Bartlett’s words at the end. Paraphrasing… the part about living honestly, without fear, to tell their own stories with an open heart and an open mind. Ultimately, though we must rise above our stories…


#215

A very interesting book. Much more on the social conservative side. He rejects free market economics as a destructive force. Still a fascinating read.


#216

My uncle was pretty upset with it. (A vet.) My father in law hasn’t commented if he watched it or not. I’ll get around to it eventually.

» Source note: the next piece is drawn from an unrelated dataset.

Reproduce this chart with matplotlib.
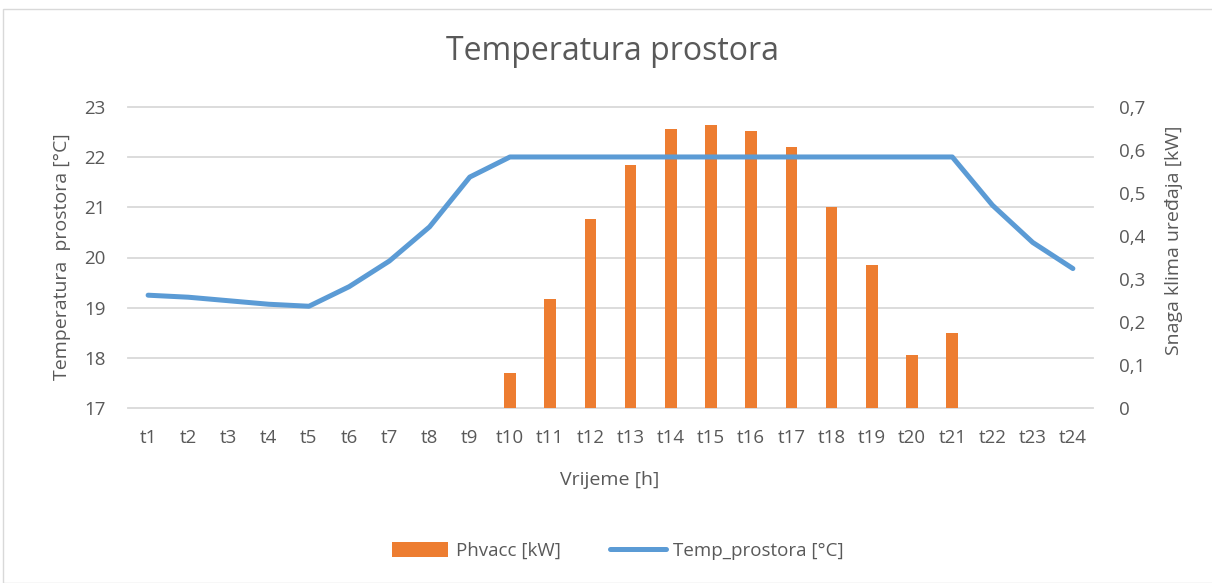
import matplotlib
matplotlib.use("Agg")
import matplotlib.pyplot as plt
from matplotlib.patches import Rectangle
from matplotlib.ticker import FuncFormatter
from matplotlib.transforms import blended_transform_factory

hours = [f"t{i}" for i in range(1, 25)]
temp_prostora = [19.25, 19.21, 19.14, 19.07, 19.03, 19.42, 19.93, 20.61, 21.6, 22.0,
                 22.0, 22.0, 22.0, 22.0, 22.0, 22.0, 22.0, 22.0, 22.0, 22.0,
                 22.0, 21.04, 20.3, 19.78]
phvacc = [0, 0, 0, 0, 0, 0, 0, 0, 0, 0.082,
          0.254, 0.439, 0.565, 0.648, 0.657, 0.643, 0.606, 0.467, 0.333, 0.124,
          0.175, 0, 0, 0]
left_ticks = [17, 18, 19, 20, 21, 22, 23]
right_ticks = [0, 0.1, 0.2, 0.3, 0.4, 0.5, 0.6, 0.7]

plt.rcParams['font.family'] = ['Open Sans', 'DejaVu Sans']
txt = '#595959'
orange = '#ED7D31'
blue = '#5B9BD5'
grid = '#D9D9D9'

W, H = 1212, 583
fig = plt.figure(figsize=(W / 100, H / 100), dpi=100)
fig.patches.append(Rectangle((3 / W, 0), 1.0, 1 - 9 / H, transform=fig.transFigure,
                             fill=False, edgecolor='#D9D9D9', linewidth=1))
ax = fig.add_axes([128 / W, 1 - 408.3 / H, (1093 - 128) / W, (408.3 - 106.7) / H])
ax2 = ax.twinx()
ax.set_zorder(ax2.get_zorder() + 1)
ax.patch.set_visible(False)

x = list(range(len(hours)))
ax.set_xlim(-0.5, len(hours) - 0.5)
ax.set_ylim(17, 23)
ax2.set_ylim(0, 0.7)

# horizontal gridlines follow the left (temperature) axis, drawn beneath the bars
gtrans = blended_transform_factory(ax2.transAxes, ax.transData)
for t in left_ticks:
    ax2.plot([0, 1], [t, t], transform=gtrans, color=grid, linewidth=1.3, zorder=0,
             clip_on=False)

bars = ax2.bar(x, phvacc, width=0.29, color=orange, label='Phvacc [kW]', zorder=2)
line, = ax.plot(x, temp_prostora, color=blue, linewidth=3.6, solid_capstyle='round',
                label='Temp_prostora [°C]')

ax.set_yticks(left_ticks)
ax2.set_yticks(right_ticks)
ax2.yaxis.set_major_formatter(FuncFormatter(lambda v, p: '0' if v == 0 else f"{v:.1f}".replace('.', ',')))

ax.set_xticks(x)
ax.set_xticklabels(hours)
for a in (ax, ax2):
    for s in a.spines.values():
        s.set_visible(False)
    a.tick_params(length=0, labelsize=13.5, colors=txt)
ax.tick_params(axis='x', pad=15)
ax.tick_params(axis='y', pad=16)
ax2.tick_params(axis='y', pad=19)

fig.text(610 / W, 1 - 480 / H, 'Vrijeme [h]', ha='center', va='center',
         fontsize=14, color=txt)
fig.text(62 / W, 1 - 257 / H, 'Temperatura  prostora [°C]', ha='center', va='center',
         rotation=90, fontsize=14, color=txt)
fig.text(1174 / W, 1 - 240 / H, 'Snaga klima uređaja [kW]', ha='center', va='center',
         rotation=90, fontsize=14, color=txt)
fig.text(613 / W, 1 - 52 / H, 'Temperatura prostora', ha='center', va='center',
         fontsize=23, color=txt)

fig.legend([bars, line], ['Phvacc [kW]', 'Temp_prostora [°C]'], loc='center',
           bbox_to_anchor=(618 / W, 1 - 551 / H), ncol=2, frameon=False, fontsize=13.5,
           labelcolor=txt, handlelength=3.0, handleheight=0.8, columnspacing=2.6,
           handletextpad=0.4)

fig.savefig('out.png', dpi=100)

I’ll add two seemingly odd ball books and explain why if anyone cares:

Uncle Tom’s Cabin
The Count of Monte Cristo


#217

We’re always looking back with the benefit of hindsight. The series definitely paints a picture that it was a no win situation early on, and that a lot of people thought that we could not win, but we still failed to pull out, maybe for reasons of political expediency, or because we couldn’t admit that the a power like the US could fail. It’s hard to know how accurate that is, since humans tend to look back and think we saw things coming, or knew how it would go.


#218

My favorite book, bar none.


#219

Would be interested to hear your thoughts on it.


#220

A bit of poetry for y’all. Chokes me up everytime even without being a yank.


#221

Yeah, a lot of good life lesson themes within it.


#222

Count of Monte Cristo, count me in.

Although I already love the book (and even enjoy one or two of the movie adaptations!) and have my own reasons, I would be glad to read @countingbeans reasoning why he included it here.


#223

Your father was KIA in Vietnam, correct?


#224

Correct. He was an Air Force fighter pilot. It was very early in the war (1964), so his squadron was heavily involved in training South Vietnamese pilots. He and a SV pilot were flying a nighttime mission supporting ground troops when they were struck by ground fire. He ordered the SV pilot to eject; he was recovered by friendly forces. Apparently, my father was trying to fly the wounded plane to the sea, but was forced to eject over land. He was captured by enemy forces and, per reports, beaten to death on the spot.


#225

That’s tough and I hate that for you, ED - but proud to learn another story about another American hero. There are so many whose stories are worth knowing. Thanks for sharing.